About ten at clock the Council and diverse noblemen having been a while in consultation, proclaimed James the 6, King of Scots, the King of England, France, and Ireland, beginning at Whitehall gates; where Sir Robert Cecil read the proclamation and after read again in Cheapside. Many noblemen, lords spiritual and temporal, knights, five trumpets, many heralds. The gates at Ludgate and portcullis were shut and down, by the Lord Mayor’s command, who was there present, with the Aldermen, &c. and until he had a token beside promise, the Lord Treasurer’s George, that they would proclaim the King of Scots King of England, he would not open.
Upon the death of a King or Queen in England the Lord Mayor of London is the greatest magistrate in England. All corporations and their governors continue, most of the other officers’ authority is expired with the prince’s breath. There was a diligent watch and ward kept at every gate and street, day and night, by householders, to prevent garboils [disorder]: which God be thanked were more feared than perceived.
The proclamation was heard with great expectation and silent joy, no great shouting.
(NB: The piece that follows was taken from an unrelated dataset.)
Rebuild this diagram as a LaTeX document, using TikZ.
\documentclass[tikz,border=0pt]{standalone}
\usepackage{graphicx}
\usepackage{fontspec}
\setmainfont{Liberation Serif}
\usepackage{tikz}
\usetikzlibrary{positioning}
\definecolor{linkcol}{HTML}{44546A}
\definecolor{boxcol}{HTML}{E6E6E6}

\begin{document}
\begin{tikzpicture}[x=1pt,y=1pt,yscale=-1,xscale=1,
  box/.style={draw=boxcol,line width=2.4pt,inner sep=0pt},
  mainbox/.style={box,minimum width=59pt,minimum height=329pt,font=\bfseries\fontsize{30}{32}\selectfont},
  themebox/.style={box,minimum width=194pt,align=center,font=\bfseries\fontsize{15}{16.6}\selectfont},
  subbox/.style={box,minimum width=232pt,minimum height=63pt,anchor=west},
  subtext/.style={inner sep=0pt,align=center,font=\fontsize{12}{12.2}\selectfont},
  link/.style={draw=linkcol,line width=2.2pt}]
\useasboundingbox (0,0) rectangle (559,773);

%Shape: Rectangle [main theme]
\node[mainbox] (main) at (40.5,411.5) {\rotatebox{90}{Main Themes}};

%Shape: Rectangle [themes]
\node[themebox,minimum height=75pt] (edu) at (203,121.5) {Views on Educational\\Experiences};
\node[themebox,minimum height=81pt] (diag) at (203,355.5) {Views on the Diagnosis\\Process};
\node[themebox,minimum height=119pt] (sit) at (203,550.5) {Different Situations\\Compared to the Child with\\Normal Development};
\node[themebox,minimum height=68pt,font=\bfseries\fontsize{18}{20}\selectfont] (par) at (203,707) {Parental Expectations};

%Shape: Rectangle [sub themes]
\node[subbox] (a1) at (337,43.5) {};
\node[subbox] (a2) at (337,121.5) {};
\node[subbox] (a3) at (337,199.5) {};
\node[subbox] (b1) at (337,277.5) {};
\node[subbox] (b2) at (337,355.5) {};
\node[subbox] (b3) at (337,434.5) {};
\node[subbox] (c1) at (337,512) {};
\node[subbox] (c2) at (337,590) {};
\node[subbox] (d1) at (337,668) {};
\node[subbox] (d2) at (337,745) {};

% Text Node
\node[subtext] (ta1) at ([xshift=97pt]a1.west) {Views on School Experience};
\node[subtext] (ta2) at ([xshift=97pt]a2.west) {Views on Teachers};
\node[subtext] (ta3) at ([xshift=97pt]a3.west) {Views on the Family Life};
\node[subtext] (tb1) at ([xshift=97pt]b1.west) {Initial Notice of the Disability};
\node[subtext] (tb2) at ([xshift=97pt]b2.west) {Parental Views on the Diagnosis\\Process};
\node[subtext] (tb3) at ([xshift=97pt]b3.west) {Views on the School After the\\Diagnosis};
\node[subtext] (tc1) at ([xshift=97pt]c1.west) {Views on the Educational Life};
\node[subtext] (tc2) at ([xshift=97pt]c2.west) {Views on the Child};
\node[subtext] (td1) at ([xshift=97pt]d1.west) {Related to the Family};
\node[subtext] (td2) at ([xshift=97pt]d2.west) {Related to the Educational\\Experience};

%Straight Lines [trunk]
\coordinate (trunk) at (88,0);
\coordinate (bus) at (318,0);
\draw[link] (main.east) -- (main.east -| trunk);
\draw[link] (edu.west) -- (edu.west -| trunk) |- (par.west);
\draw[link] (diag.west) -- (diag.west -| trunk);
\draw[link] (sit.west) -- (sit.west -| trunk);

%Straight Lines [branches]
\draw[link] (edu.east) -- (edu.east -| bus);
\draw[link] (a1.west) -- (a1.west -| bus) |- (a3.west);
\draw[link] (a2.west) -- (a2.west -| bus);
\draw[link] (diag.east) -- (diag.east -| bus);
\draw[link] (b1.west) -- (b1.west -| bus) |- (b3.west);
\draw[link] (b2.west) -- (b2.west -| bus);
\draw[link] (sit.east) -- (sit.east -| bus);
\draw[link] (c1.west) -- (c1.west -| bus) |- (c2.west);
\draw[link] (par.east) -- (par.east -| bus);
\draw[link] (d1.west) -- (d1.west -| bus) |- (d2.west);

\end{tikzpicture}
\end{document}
I think the sorrow for her Majesty’s departure was so deep in many hearts they could not so suddenly show any great joy, though it could not be less than exceeding great for the succession of so worthy a king. And at night they showed it by bonfires, and ringing. No tumult, no contradition, no disorder in the city; every man went about his business, as readily, as peaceably, as securely, as though there had been no change, nor any news ever heard of competitors. God be thanked, our king hath his right!
… The people is full of expectation, and great with hope of his worthiness, of our nation’s future greatness; everyone promises himself a share in some famous action to be hereafter performed for his prince and country.